The polynomial degree in our 2D study was limited to \(r \in \{0,1,2,4\}\), which should be sufficient for most applications. The limitation in the degree arises due to the requirement that the quadrature weights, i.e., the integrals over the standard Lagrangian basis functions, have to be positive; see Lemma 3.1. This brings up the question whether a Lagrangian basis for higher-order polynomial functions on triangles or tetrahedra exists, such that the integrals of the basis functions are (strictly) positive. This is answered in the affirmative by results in [51, 52] for the triangle and [28, 55] for tetrahedra, where interpolatory quadrature formulas with positive weights are constructed. However, it remains to be investigated whether a Lagrangian finite element with a modified basis admits an appropriate Raviart–Thomas-type counterpart such that a dual representation of \(\vert \,\cdot \,\vert _{\mathrm{DTV}(\varOmega )}\) parallel to Theorem 3.1 continues to hold.
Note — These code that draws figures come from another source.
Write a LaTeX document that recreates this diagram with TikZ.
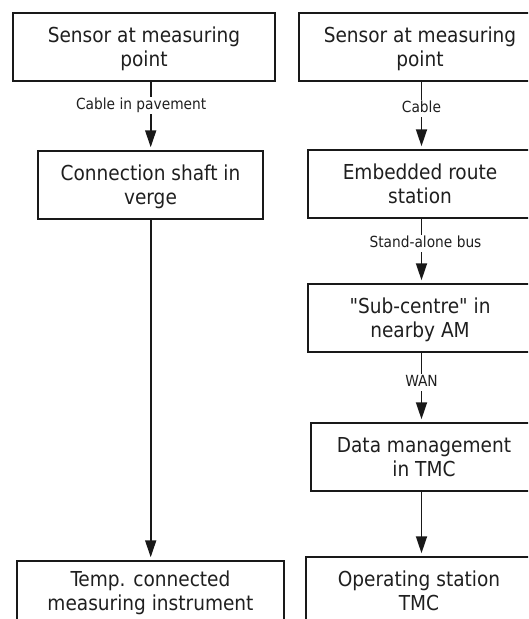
\documentclass[tikz,border=0pt]{standalone}
\usepackage{fontspec}
% plain family: no TeX ligature mapping, so " stays a straight quote
\newfontfamily\diagfont{DejaVu Sans Condensed}
\usetikzlibrary{arrows.meta}

\newcommand{\boxfont}{\diagfont\fontsize{20.6pt}{24pt}\selectfont}
\newcommand{\labfont}{\diagfont\fontsize{15.3pt}{18pt}\selectfont}

\begin{document}
\begin{tikzpicture}[x=1pt, y=-1pt,
  stagebox/.style={draw=black!90, line width=1.5pt, inner sep=0pt,
    align=center, font=\boxfont, text=black!88, text depth=0pt,
    minimum height=68pt},
  flow/.style={draw=black!90, line width=1.8pt, shorten >=3pt,
    -{Triangle[length=17pt, width=11pt]}},
  lab/.style={fill=white, inner xsep=1pt, inner ysep=1pt, font=\labfont,
    text=black!88, text height=11.5pt, text depth=3.5pt}
]
\useasboundingbox (0,0) rectangle (528,619);
\clip (0,0) rectangle (528,619);

% arrow columns
\coordinate (lc) at (150.7,0);
\coordinate (rc) at (421.5,0);

% left chain
\node[stagebox, minimum width=262pt] (l1) at (144,47)
  {Sensor at measuring\\point};
\node[stagebox, minimum width=225pt] (l2) at (150.5,185)
  {Connection shaft in\\verge};
\node[stagebox, minimum width=267pt, minimum height=60pt] (l3) at (150.5,591)
  {Temp. connected\\measuring instrument};

% right chain (right edges run past the page)
\node[stagebox, minimum width=242pt] (r1) at (420,47)
  {Sensor at measuring\\point};
\node[stagebox, minimum width=224pt] (r2) at (420,184)
  {Embedded route\\station};
\node[stagebox, minimum width=224pt] (r3) at (420,318)
  {"Sub-centre" in\\nearby AM};
\node[stagebox, minimum width=226pt] (r4) at (424,457)
  {Data management\\in TMC};
\node[stagebox, minimum width=226pt] (r5) at (419,591)
  {Operating station\\TMC};

% connectors
\draw[flow] (l1.south -| lc) -- node[lab, pos=0.34, xshift=-9.5pt] {Cable in pavement} (l2.north -| lc);
\draw[flow] (l2.south -| lc) -- (l3.north -| lc);

\draw[flow] (r1.south -| rc) -- node[lab, pos=0.40] {Cable} (r2.north -| rc);
\draw[flow] (r2.south -| rc) -- node[lab, pos=0.38, xshift=4pt] {Stand-alone bus} (r3.north -| rc);
\draw[flow] (r3.south -| rc) -- node[lab, pos=0.43] {WAN} (r4.north -| rc);
\draw[flow] (r4.south -| rc) -- (r5.north -| rc);
\end{tikzpicture}
\end{document}
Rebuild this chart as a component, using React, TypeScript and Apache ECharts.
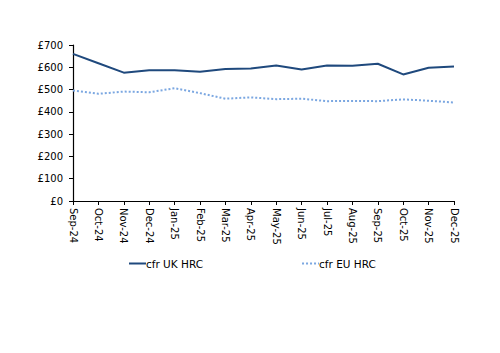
import React, { useEffect, useRef } from "react";
import * as echarts from "echarts";

const months = ["Sep-24","Oct-24","Nov-24","Dec-24","Jan-25","Feb-25","Mar-25","Apr-25","May-25","Jun-25","Jul-25","Aug-25","Sep-25","Oct-25","Nov-25","Dec-25"];
const ukHrc = [660,618,576,587,587,580,592,595,608,590,608,607,616,568,598,604];
const euHrc = [496,481,491,488,506,484,459,465,457,459,448,449,448,456,450,442];
const seriesNames = ["cfr UK HRC", "cfr EU HRC"];

export default function App() {
  const ref = useRef<HTMLDivElement>(null);
  useEffect(() => {
    if (!ref.current) return;
    const chart = echarts.init(ref.current, null, { renderer: "svg" });
    const font = { fontFamily: "DejaVu Sans", fontSize: 10, color: "#000" };
    chart.setOption({
      animation: false,
      backgroundColor: "#fff",
      grid: { left: 73, right: 46, top: 45, bottom: 152, containLabel: false },
      legend: {
        bottom: 79,
        left: 123,
        itemWidth: 17,
        itemHeight: 10,
        itemGap: 98,
        itemStyle: { opacity: 0 },
        textStyle: { ...font, fontSize: 10.5, padding: [0, 0, 0, -5] },
        data: [seriesNames[0], seriesNames[1]],
      },
      xAxis: {
        type: "category",
        data: months,
        boundaryGap: false,
        axisLine: { lineStyle: { color: "#000", width: 1.2 } },
        axisTick: { show: true, length: 4, lineStyle: { color: "#000" } },
        axisLabel: { ...font, rotate: -90, margin: 7, interval: 0 },
        splitLine: { show: false },
      },
      yAxis: {
        type: "value",
        min: 0,
        max: 700,
        interval: 100,
        axisLine: { show: true, lineStyle: { color: "#000", width: 1.2 } },
        axisTick: { show: true, length: 4, lineStyle: { color: "#000" } },
        axisLabel: { ...font, margin: 10, formatter: (v: number) => "£" + v },
        splitLine: { show: false },
      },
      series: [
        {
          name: seriesNames[0],
          type: "line",
          data: ukHrc,
          symbol: "none",
          itemStyle: { color: "#1F497D" },
          lineStyle: { color: "#1F497D", width: 2 },
        },
        {
          name: seriesNames[1],
          type: "line",
          data: euHrc,
          symbol: "none",
          itemStyle: { color: "#7BA7E1" },
          lineStyle: { color: "#7BA7E1", width: 2, type: [2, 2] },
        },
      ],
    });
    return () => chart.dispose();
  }, []);
  return <div ref={ref} style={{ width: 500, height: 353, margin: -8 }} />;
}
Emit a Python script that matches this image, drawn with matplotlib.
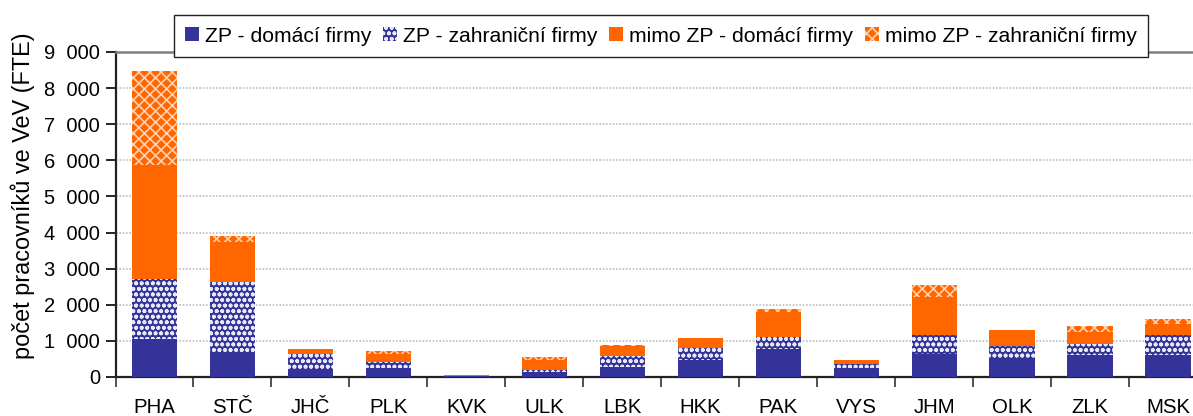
import matplotlib
matplotlib.use("Agg")
import matplotlib.pyplot as plt
import numpy as np
from matplotlib.ticker import FixedLocator, FuncFormatter

plt.rcParams['font.family'] = ['Liberation Sans', 'DejaVu Sans']
plt.rcParams['hatch.linewidth'] = 1.2

regions = ["PHA", "STČ", "JHČ", "PLK", "KVK", "ULK", "LBK", "HKK", "PAK", "VYS", "JHM", "OLK", "ZLK", "MSK"]
zp_domaci = [1060, 673, 214, 250, 25, 130, 270, 465, 769, 250, 630, 528, 622, 622]
zp_zahranicni = [1654, 1967, 418, 160, 15, 57, 315, 343, 342, 102, 528, 325, 295, 534]
mimo_domaci = [3156, 1107, 140, 214, 10, 278, 270, 270, 695, 111, 1064, 444, 333, 305]
mimo_zahranicni = [2605, 158, 0, 92, 6, 84, 28, 0, 66, 20, 325, 0, 158, 139]

series_labels = ["ZP - domácí firmy", "ZP - zahraniční firmy", "mimo ZP - domácí firmy", "mimo ZP - zahraniční firmy"]
y_label = "počet pracovníků ve VeV (FTE)"

W, H = 1193, 416
fig = plt.figure(figsize=(W / 100, H / 100), dpi=100)
left_px, right_px, top_px, bottom_px = 115.5, 1207.0, 52.0, 377.0
ax = fig.add_axes([left_px / W, (H - bottom_px) / H, (right_px - left_px) / W, (bottom_px - top_px) / H])

x = np.arange(len(regions))
bw = 0.58
blue = '#333399'
orange = '#FF6600'

b1 = ax.bar(x, zp_domaci, bw, color=blue, linewidth=0, zorder=3)
bottom = np.array(zp_domaci, dtype=float)
b2 = ax.bar(x, zp_zahranicni, bw, bottom=bottom, facecolor=blue, edgecolor='#E8E8F4',
            hatch='ooo', linewidth=0, zorder=3)
bottom += zp_zahranicni
b3 = ax.bar(x, mimo_domaci, bw, bottom=bottom, color=orange, linewidth=0, zorder=3)
bottom += mimo_domaci
b4 = ax.bar(x, mimo_zahranicni, bw, bottom=bottom, facecolor=orange, edgecolor='#FFD2B0',
            hatch='xxx', linewidth=0, zorder=3)

ax.set_xlim(-0.5, len(regions) - 0.5)
ax.set_ylim(0, 9000)
ax.yaxis.set_major_locator(FixedLocator(np.arange(0, 9001, 1000)))
ax.yaxis.set_major_formatter(FuncFormatter(lambda v, p: f"{int(v):,}".replace(",", "\u2007")))
ax.grid(axis='y', color='#BDBDBD', linestyle=(0, (1, 1)), linewidth=1.2, zorder=0)

ax.set_xticks(x)
ax.set_xticklabels(regions)
ax.set_xticks(np.arange(-0.5, len(regions), 1.0), minor=True)
ax.tick_params(axis='x', which='major', length=0, pad=15, labelsize=14.7)
ax.tick_params(axis='x', which='minor', length=7, width=1.2, direction='out', color='#333333')
ax.tick_params(axis='y', which='major', length=7, width=1.2, direction='out', labelsize=14.5, pad=4)

for s in ['left', 'bottom']:
    ax.spines[s].set_color('#222222')
    ax.spines[s].set_linewidth(1.6)
ax.spines['top'].set_color('#7F7F7F')
ax.spines['top'].set_linewidth(1.8)
ax.spines['right'].set_visible(False)

ax.set_ylabel(y_label, fontsize=16.9, va='center', ha='center')
ax.yaxis.set_label_coords((23 - left_px) / (right_px - left_px), (bottom_px - 196) / (bottom_px - top_px))

leg = ax.legend([b1, b2, b3, b4], series_labels, ncol=4, loc='center',
                bbox_to_anchor=(661 / W, (H - 36) / H), bbox_transform=fig.transFigure,
                fontsize=15.2, frameon=True, fancybox=False, shadow=False,
                handlelength=0.65, handleheight=0.65, handletextpad=0.3,
                columnspacing=0.55, borderpad=0.55, borderaxespad=0)
leg.get_frame().set_edgecolor('#222222')
leg.get_frame().set_linewidth(1.0)
leg.get_frame().set_alpha(1)
leg.set_zorder(10)

fig.savefig('out.png', dpi=100)
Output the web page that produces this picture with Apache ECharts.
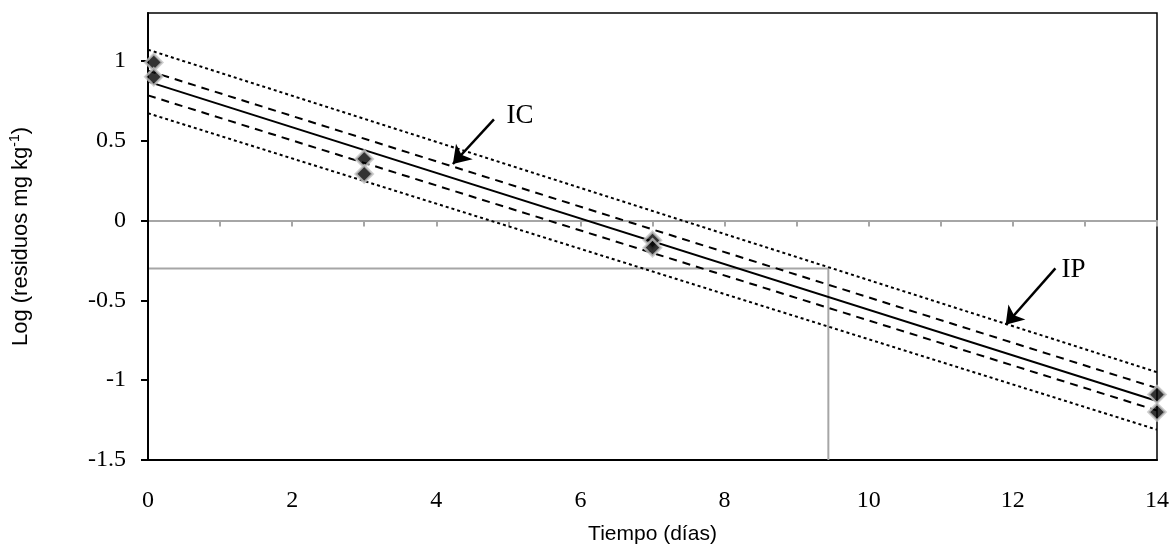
<!DOCTYPE html>
<html>
<head>
<meta charset="utf-8">
<script src="https://cdn.jsdelivr.net/npm/echarts@6/dist/echarts.min.js"></script>
<style>
  html, body { margin: 0; padding: 0; background: #fff; }
  #chart { width: 1175px; height: 550px; }
</style>
</head>
<body>
<div id="chart"></div>
<script>
// datos
var diasObs = [0.08, 0.08, 3, 3, 7, 7, 14, 14];
var logObs = [0.99, 0.90, 0.386, 0.292, -0.124, -0.17, -1.09, -1.20];

var xRecta = [0, 14];
var ajuste = [0.87, -1.13];
var icSup = [0.939, -1.05];
var icInf = [0.784, -1.19];
var ipSup = [1.07, -0.95];
var ipInf = [0.672, -1.31];

// vida media: y = log(0.5)
var vidaX = [0, 9.44, 9.44];
var vidaY = [-0.3, -0.3, -1.5];

var yTicks = [-1.5, -1, -0.5, 0, 0.5, 1];

function pares(xs, ys) {
	return xs.map(function (x, i) { return [x, ys[i]]; });
}

var myChart = echarts.init(document.getElementById('chart'));

var serif = 'Liberation Serif';
var sans = 'Liberation Sans Narrow, Liberation Sans, Arial';

var option = {
	animation: false,
	grid: {
		left: 147,
		right: 18,
		top: 13,
		bottom: 87,
		show: true,
		borderColor: '#000',
		borderWidth: 1.5
	},
	xAxis: [{
		type: 'value',
		min: 0,
		max: 14,
		interval: 2,
		position: 'bottom',
		axisLine: { onZero: false, lineStyle: { color: '#000', width: 2 } },
		axisTick: { show: false },
		splitLine: { show: false },
		axisLabel: { color: '#000', fontFamily: serif, fontSize: 24, margin: 29 },
		name: 'Tiempo (días)',
		nameLocation: 'middle',
		nameGap: 64,
		nameTextStyle: { color: '#000', fontFamily: sans, fontSize: 21 }
	}, {
		type: 'value',
		min: 0,
		max: 14,
		interval: 1,
		position: 'bottom',
		z: 0,
		axisLine: { onZero: true, onZeroAxisIndex: 0, lineStyle: { color: '#a6a6a6', width: 2 } },
		axisTick: { show: true, length: 6, lineStyle: { color: '#a6a6a6', width: 2 } },
		axisLabel: { show: false },
		splitLine: { show: false }
	}],
	yAxis: {
		type: 'value',
		min: -1.5,
		max: 1.3,
		interval: 0.5,
		z: 3,
		axisLine: { lineStyle: { color: '#000', width: 2 } },
		axisTick: { show: true, length: 7, customValues: yTicks, lineStyle: { color: '#000', width: 2 } },
		axisLabel: { color: '#000', fontFamily: serif, fontSize: 24, margin: 22, customValues: yTicks },
		splitLine: { show: false },
		name: 'Log (residuos mg kg{sup|-1})',
		nameLocation: 'middle',
		nameGap: 114,
		nameTextStyle: {
			color: '#000', fontFamily: sans, fontSize: 22,
			rich: { sup: { fontFamily: sans, fontSize: 14, verticalAlign: 'top', padding: [0, 0, 12, 0] } }
		}
	},
	series: [{
		name: 'vida media',
		type: 'line',
		xAxisIndex: 0,
		data: pares(vidaX, vidaY),
		symbol: 'none',
		lineStyle: { color: '#a6a6a6', width: 2 },
		z: 1
	}, {
		name: 'IP sup',
		type: 'line',
		data: pares(xRecta, ipSup),
		symbol: 'none',
		lineStyle: { color: '#000', width: 2, type: [3, 3] },
		markLine: {
			silent: true,
			symbol: ['none', 'arrow'],
			symbolSize: 17,
			lineStyle: { color: '#000', width: 2.5, type: 'solid' },
			label: { show: false },
			data: [
				[{ coord: [4.80, 0.634] }, { coord: [4.23, 0.354] }],
				[{ coord: [12.59, -0.30] }, { coord: [11.90, -0.653] }]
			]
		},
		markPoint: {
			silent: true,
			symbolSize: 0,
			label: { show: true, color: '#000', fontFamily: serif, fontSize: 27, formatter: '{b}' },
			data: [
				{ name: 'IC', coord: [5.16, 0.653] },
				{ name: 'IP', coord: [12.84, -0.31] }
			]
		}
	}, {
		name: 'IP inf',
		type: 'line',
		data: pares(xRecta, ipInf),
		symbol: 'none',
		lineStyle: { color: '#000', width: 2, type: [3, 3] }
	}, {
		name: 'IC sup',
		type: 'line',
		data: pares(xRecta, icSup),
		symbol: 'none',
		lineStyle: { color: '#000', width: 2, type: [8, 6] }
	}, {
		name: 'IC inf',
		type: 'line',
		data: pares(xRecta, icInf),
		symbol: 'none',
		lineStyle: { color: '#000', width: 2, type: [8, 6] }
	}, {
		name: 'ajuste',
		type: 'line',
		data: pares(xRecta, ajuste),
		symbol: 'none',
		lineStyle: { color: '#000', width: 2 }
	}, {
		name: 'observado',
		type: 'scatter',
		data: pares(diasObs, logObs),
		symbol: 'diamond',
		symbolSize: 17,
		clip: false,
		itemStyle: { color: '#000', borderColor: '#c4c4c4', borderWidth: 2.5 },
		z: 5
	}]
};

myChart.setOption(option);
</script>
</body>
</html>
Moreover, such nonstandard finite element spaces certainly incur an overhead in implementation.

One may also envision applications where it would be beneficial to allow for locally varying polynomial degrees and mesh sizes in imaging applications, so that the resolution can be chosen adaptively. Finally, we mention possible extensions to vectorial TV-seminorms, see for instance [29]. These topics remain for future research.